Tuesday, February 3, 2009

Instinctive responses to global warming/cooling vary by region

It is snowing again in the U.S. northeast, where we are having a winter more evocative of my New England childhood in the 1960s. No roofs are spared the ominous ice dams, and you can hardly see over the snowbanks. Much of the United States has experienced a similiarly rough winter. What happened to global warming?

Well, once again, ask the Australians. They seem to be living in the equivalent of Death Valley, California, with temperatures in Melbourne and Adelaide ranging from 109 to 114 degrees Fahrenheit, amid a 12-year-long drought. I hiked in Badwater, Death Valley this year where it was 109 F., and neither the landscape nor the temperature seemed to belong on Planet Earth.

The point is that weather is not climate, and that forming an opinion about global warming versus cooling based on the weather outside, however tempting, is short-sighted.
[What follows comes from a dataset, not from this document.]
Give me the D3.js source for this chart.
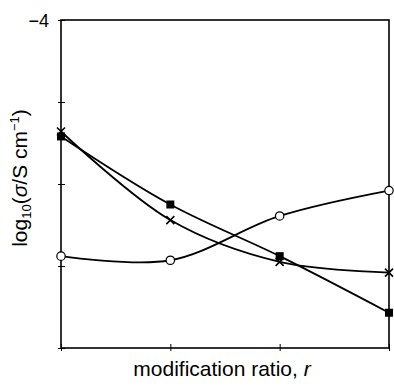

At any given moment you can find opposite representative examples of weather extremes in the world, such as Australia versus the top of Mount Washington (where Summer is really summery, and winter is really wintry).

The National Academies of Science and the Royal Society lean strongly toward global warming, as in forming a scientific consensus that unchecked manmade greenhouse gases can trigger dangerous feedback mechanisms.

As the AccuWeather global warming blog points out, a recent study indicates tht Antartica has indeed been warming during the last 50 years.

Finally, 2008 turned out to have been about the ninth warmest year globally since 1880.